▸ **Task goal**
Your task is to retype the lines from the opening of the material through the line that includes "const cx = (i: number)". Do not copy the pictures.

▸ **Recorded information**
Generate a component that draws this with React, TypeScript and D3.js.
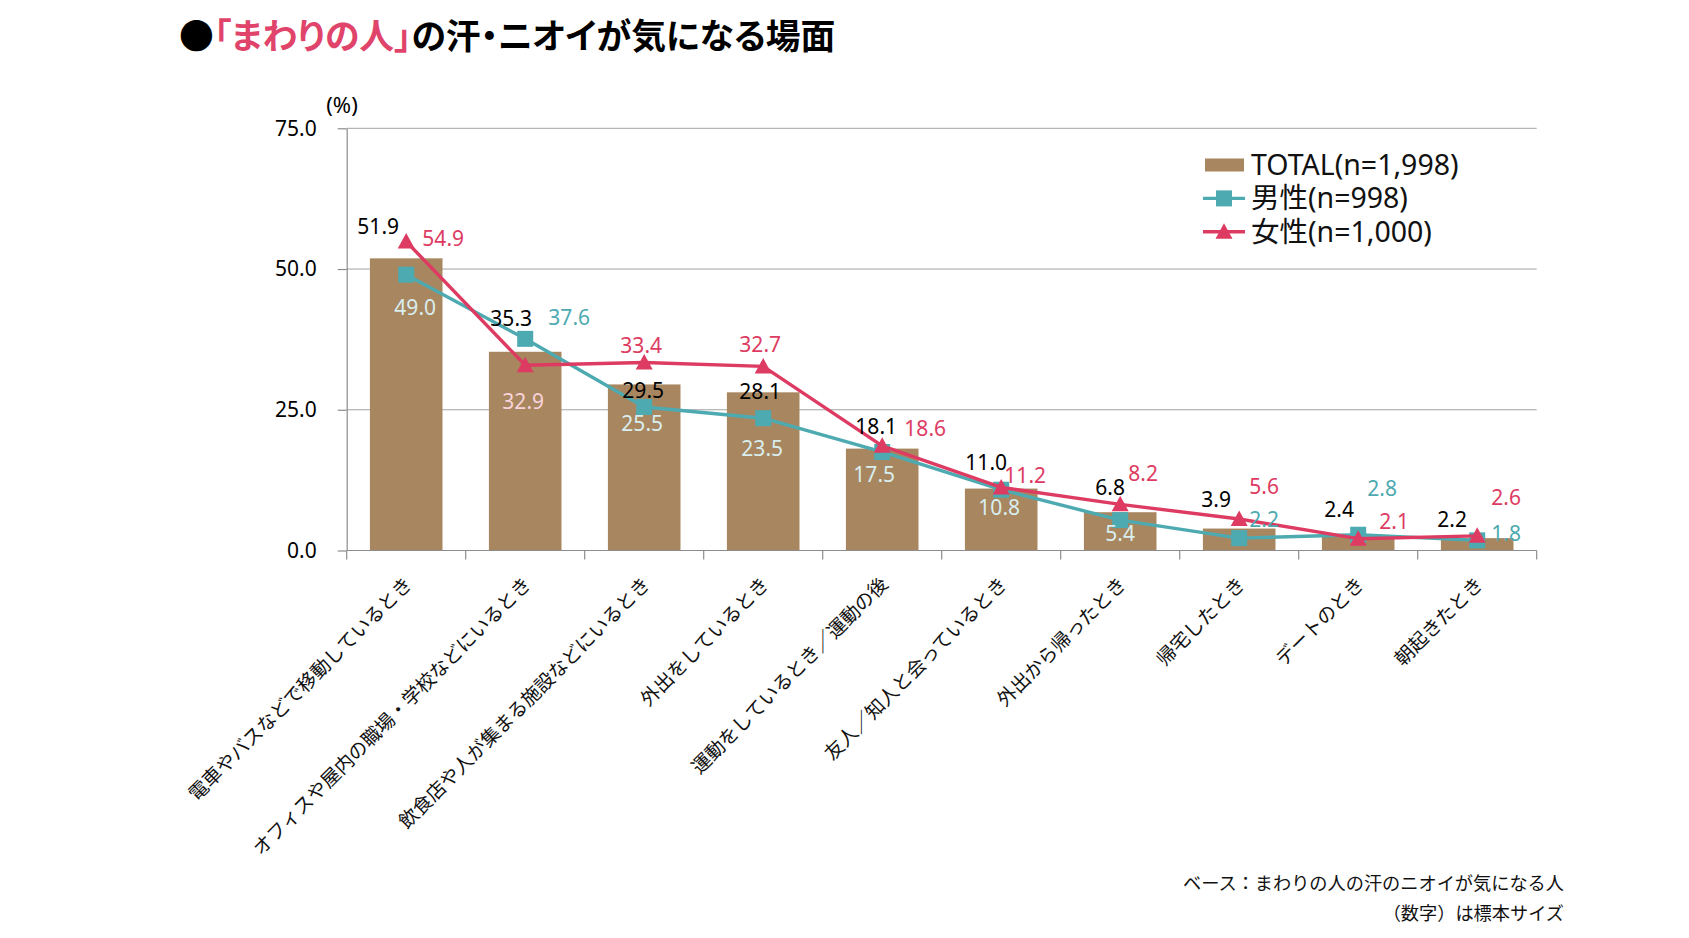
import React, { useRef, useEffect } from "react";
import * as d3 from "d3";

const categories = [
  "電車やバスなどで移動しているとき",
  "オフィスや屋内の職場・学校などにいるとき",
  "飲食店や人が集まる施設などにいるとき",
  "外出をしているとき",
  "運動をしているとき／運動の後",
  "友人／知人と会っているとき",
  "外出から帰ったとき",
  "帰宅したとき",
  "デートのとき",
  "朝起きたとき",
];
const totalValues = [51.9, 35.3, 29.5, 28.1, 18.1, 11.0, 6.8, 3.9, 2.4, 2.2];
const maleValues = [49.0, 37.6, 25.5, 23.5, 17.5, 10.8, 5.4, 2.2, 2.8, 1.8];
const femaleValues = [54.9, 32.9, 33.4, 32.7, 18.6, 11.2, 8.2, 5.6, 2.1, 2.6];
const yTicks = [0, 25, 50, 75];
const legendLabels = ["TOTAL(n=1,998)", "男性(n=998)", "女性(n=1,000)"];

// nudges [dx, dy] for the value labels, relative to the point / bar top
const totalNudge = [[-28, -32], [-14, -33], [-1, 6], [-3, -1], [-6, -22], [-15, -26], [-10, -25], [-23, -29], [-19, -27], [-25, -18]];
const maleNudge = [[9, 33], [44, -21], [-2, 17], [-1, 30], [-8, 23], [-2, 18], [0, 14], [25, -18], [24, -46], [29, -7]];
const femaleNudge = [[37, -3], [-2, 36], [-3, -17], [-3, -22], [43, -17], [24, -12], [23, -31], [25, -32], [36, -17], [29, -38]];

const BAR = "#a8865f";
const TEAL = "#4eaab1";
const RED = "#dd3b62";
const TEAL_LIGHT = "#d9eeee";
const RED_LIGHT = "#f8d3db";
const FONT = "'Noto Sans', 'Noto Sans CJK JP', sans-serif";
const JP = "'Noto Sans CJK JP', sans-serif";

const App: React.FC = () => {
  const ref = useRef<SVGSVGElement>(null);

  useEffect(() => {
    if (!ref.current) return;
    const svg = d3.select(ref.current);
    svg.selectAll("*").remove();

    const x = d3
      .scaleBand<string>()
      .domain(categories)
      .range([346.7, 1536.7])
      .paddingInner(0.39)
      .paddingOuter(0.195);
    const y = d3.scaleLinear().domain([0, 75]).range([550.5, 128.3]);
    const [x0, x1] = x.range();
    const cx = (i: number) => (x(categories[i]) ?? 0) + x.bandwidth() / 2;

    // title
    const title = svg
      .append("text")
      .attr("x", 179)
      .attr("y", 49)
      .attr("font-family", JP)
      .attr("font-weight", 700)
      .attr("font-size", 34.8)
      .style("font-feature-settings", "'palt'");
    title.append("tspan").attr("fill", "#000").text("●");
    title.append("tspan").attr("fill", "#e0446a").text("「まわりの人」");
    title.append("tspan").attr("fill", "#000").text("の汗・ニオイが気になる場面");

    // gridlines
    svg
      .append("g")
      .selectAll("line")
      .data(yTicks.filter((t) => t > 0))
      .join("line")
      .attr("x1", x0)
      .attr("x2", x1)
      .attr("y1", (d) => y(d))
      .attr("y2", (d) => y(d))
      .attr("stroke", "#a3a3a3")
      .attr("stroke-width", 1);

    // y axis
    const yAxis = svg
      .append("g")
      .attr("transform", `translate(${x0},0)`)
      .call(
        d3
          .axisLeft(y)
          .tickValues(yTicks)
          .tickSize(9)
          .tickSizeOuter(0)
          .tickPadding(21)
          .tickFormat(d3.format(".1f"))
      );
    yAxis.select(".domain").attr("stroke", "#8c8c8c").attr("stroke-width", 1.2);
    yAxis.selectAll(".tick line").attr("stroke", "#8c8c8c").attr("stroke-width", 1.2);
    yAxis
      .selectAll(".tick text")
      .attr("font-family", FONT)
      .attr("font-size", 21)
      .attr("fill", "#000");

    svg
      .append("text")
      .attr("x", 342)
      .attr("y", 105)
      .attr("dy", "0.35em")
      .attr("text-anchor", "middle")
      .attr("font-family", FONT)
      .attr("font-size", 22)
      .text("(%)");

    // bars
    svg
      .append("g")
      .selectAll("rect")
      .data(totalValues)
      .join("rect")
      .attr("x", (_, i) => x(categories[i]) ?? 0)
      .attr("y", (d) => y(d))
      .attr("width", x.bandwidth())
      .attr("height", (d) => y(0) - y(d))
      .attr("fill", BAR);

    // x axis with ticks on the band edges
    const gap = x.step() - x.bandwidth();
    const edges = categories.map((c) => (x(c) ?? 0) - gap / 2).concat([x1]);
    const xAxis = svg.append("g").attr("stroke", "#8c8c8c").attr("stroke-width", 1.2);
    xAxis.append("line").attr("x1", x0).attr("x2", x1).attr("y1", y(0)).attr("y2", y(0));
    xAxis
      .selectAll("line.tick")
      .data(edges)
      .join("line")
      .attr("class", "tick")
      .attr("x1", (d) => d)
      .attr("x2", (d) => d)
      .attr("y1", y(0))
      .attr("y2", y(0) + 9);

    // category labels
    svg
      .append("g")
      .selectAll("text")
      .data(categories)
      .join("text")
      .attr("transform", (_, i) => `translate(${cx(i) + 7},${y(0) + 35}) rotate(-45)`)
      .attr("text-anchor", "end")
      .attr("font-family", JP)
      .attr("font-size", 19.2)
      .attr("fill", "#111")
      .text((d) => d);

    const line = d3
      .line<number>()
      .x((_, i) => cx(i))
      .y((d) => y(d));

    // male series
    svg
      .append("path")
      .datum(maleValues)
      .attr("d", line)
      .attr("fill", "none")
      .attr("stroke", TEAL)
      .attr("stroke-width", 3.4)
      .attr("stroke-linejoin", "round");
    svg
      .append("g")
      .selectAll("rect")
      .data(maleValues)
      .join("rect")
      .attr("x", (_, i) => cx(i) - 8)
      .attr("y", (d) => y(d) - 8)
      .attr("width", 16)
      .attr("height", 16)
      .attr("fill", TEAL);

    // female series
    const tri = "M0,-8.5L8.5,7L-8.5,7Z";
    svg
      .append("path")
      .datum(femaleValues)
      .attr("d", line)
      .attr("fill", "none")
      .attr("stroke", RED)
      .attr("stroke-width", 3.4)
      .attr("stroke-linejoin", "round");
    svg
      .append("g")
      .selectAll("path")
      .data(femaleValues)
      .join("path")
      .attr("d", tri)
      .attr("transform", (d, i) => `translate(${cx(i)},${y(d)})`)
      .attr("fill", RED);

    // value labels
    const insideBar = (lx: number, ly: number, i: number) => {
      const left = x(categories[i]) ?? 0;
      return lx > left && lx < left + x.bandwidth() && ly > y(totalValues[i]) + 6;
    };
    const labels = svg
      .append("g")
      .attr("font-family", FONT)
      .attr("font-size", 21)
      .attr("text-anchor", "middle");
    const addLabels = (
      values: number[],
      nudge: number[][],
      color: string,
      light: string | null
    ) => {
      labels
        .append("g")
        .selectAll("text")
        .data(values)
        .join("text")
        .attr("x", (_, i) => cx(i) + nudge[i][0])
        .attr("y", (d, i) => y(d) + nudge[i][1])
        .attr("dy", "0.35em")
        .attr("fill", (d, i) =>
          light && insideBar(cx(i) + nudge[i][0], y(d) + nudge[i][1], i) ? light : color
        )
        .text((d) => d.toFixed(1));
    };
    addLabels(totalValues, totalNudge, "#000", null);
    addLabels(maleValues, maleNudge, TEAL, TEAL_LIGHT);
    addLabels(femaleValues, femaleNudge, RED, RED_LIGHT);

    // legend
    const legend = svg.append("g").attr("transform", "translate(1205,165)");
    const rowH = 33.4;
    legend.append("rect").attr("x", 0).attr("y", -6.5).attr("width", 39).attr("height", 13).attr("fill", BAR);
    legend
      .append("line")
      .attr("x1", -2)
      .attr("x2", 40)
      .attr("y1", rowH)
      .attr("y2", rowH)
      .attr("stroke", TEAL)
      .attr("stroke-width", 3.4);
    legend.append("rect").attr("x", 11).attr("y", rowH - 8).attr("width", 16).attr("height", 16).attr("fill", TEAL);
    legend
      .append("line")
      .attr("x1", -2)
      .attr("x2", 40)
      .attr("y1", rowH * 2)
      .attr("y2", rowH * 2)
      .attr("stroke", RED)
      .attr("stroke-width", 3.4);
    legend.append("path").attr("d", tri).attr("transform", `translate(19,${rowH * 2})`).attr("fill", RED);
    legend
      .selectAll("text")
      .data(legendLabels)
      .join("text")
      .attr("x", 46)
      .attr("y", (_, i) => i * rowH)
      .attr("dy", "0.35em")
      .attr("font-family", FONT)
      .attr("font-size", 28.5)
      .attr("fill", "#111")
      .text((d) => d);

    // footnote
    const foot = svg
      .append("text")
      .attr("text-anchor", "end")
      .attr("font-family", JP)
      .attr("font-size", 18.2)
      .attr("fill", "#111");
    foot.append("tspan").attr("x", 1564).attr("y", 890).text("ベース：まわりの人の汗のニオイが気になる人");
    foot.append("tspan").attr("x", 1564).attr("y", 920).text("（数字）は標本サイズ");
  }, []);

  return (
    <svg
      ref={ref}
      width={1689}
      height={938}
      style={{ position: "absolute", left: 0, top: 0, background: "#fff" }}
    />
  );
};

export default App;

▸ **The output**
Generate a component that draws this with React, TypeScript and D3.js.
import React, { useRef, useEffect } from "react";
import * as d3 from "d3";

const categories = [
  "電車やバスなどで移動しているとき",
  "オフィスや屋内の職場・学校などにいるとき",
  "飲食店や人が集まる施設などにいるとき",
  "外出をしているとき",
  "運動をしているとき／運動の後",
  "友人／知人と会っているとき",
  "外出から帰ったとき",
  "帰宅したとき",
  "デートのとき",
  "朝起きたとき",
];
const totalValues = [51.9, 35.3, 29.5, 28.1, 18.1, 11.0, 6.8, 3.9, 2.4, 2.2];
const maleValues = [49.0, 37.6, 25.5, 23.5, 17.5, 10.8, 5.4, 2.2, 2.8, 1.8];
const femaleValues = [54.9, 32.9, 33.4, 32.7, 18.6, 11.2, 8.2, 5.6, 2.1, 2.6];
const yTicks = [0, 25, 50, 75];
const legendLabels = ["TOTAL(n=1,998)", "男性(n=998)", "女性(n=1,000)"];

// nudges [dx, dy] for the value labels, relative to the point / bar top
const totalNudge = [[-28, -32], [-14, -33], [-1, 6], [-3, -1], [-6, -22], [-15, -26], [-10, -25], [-23, -29], [-19, -27], [-25, -18]];
const maleNudge = [[9, 33], [44, -21], [-2, 17], [-1, 30], [-8, 23], [-2, 18], [0, 14], [25, -18], [24, -46], [29, -7]];
const femaleNudge = [[37, -3], [-2, 36], [-3, -17], [-3, -22], [43, -17], [24, -12], [23, -31], [25, -32], [36, -17], [29, -38]];

const BAR = "#a8865f";
const TEAL = "#4eaab1";
const RED = "#dd3b62";
const TEAL_LIGHT = "#d9eeee";
const RED_LIGHT = "#f8d3db";
const FONT = "'Noto Sans', 'Noto Sans CJK JP', sans-serif";
const JP = "'Noto Sans CJK JP', sans-serif";

const App: React.FC = () => {
  const ref = useRef<SVGSVGElement>(null);

  useEffect(() => {
    if (!ref.current) return;
    const svg = d3.select(ref.current);
    svg.selectAll("*").remove();

    const x = d3
      .scaleBand<string>()
      .domain(categories)
      .range([346.7, 1536.7])
      .paddingInner(0.39)
      .paddingOuter(0.195);
    const y = d3.scaleLinear().domain([0, 75]).range([550.5, 128.3]);
    const [x0, x1] = x.range();
    const cx = (i: number) => (x(categories[i]) ?? 0) + x.bandwidth() / 2;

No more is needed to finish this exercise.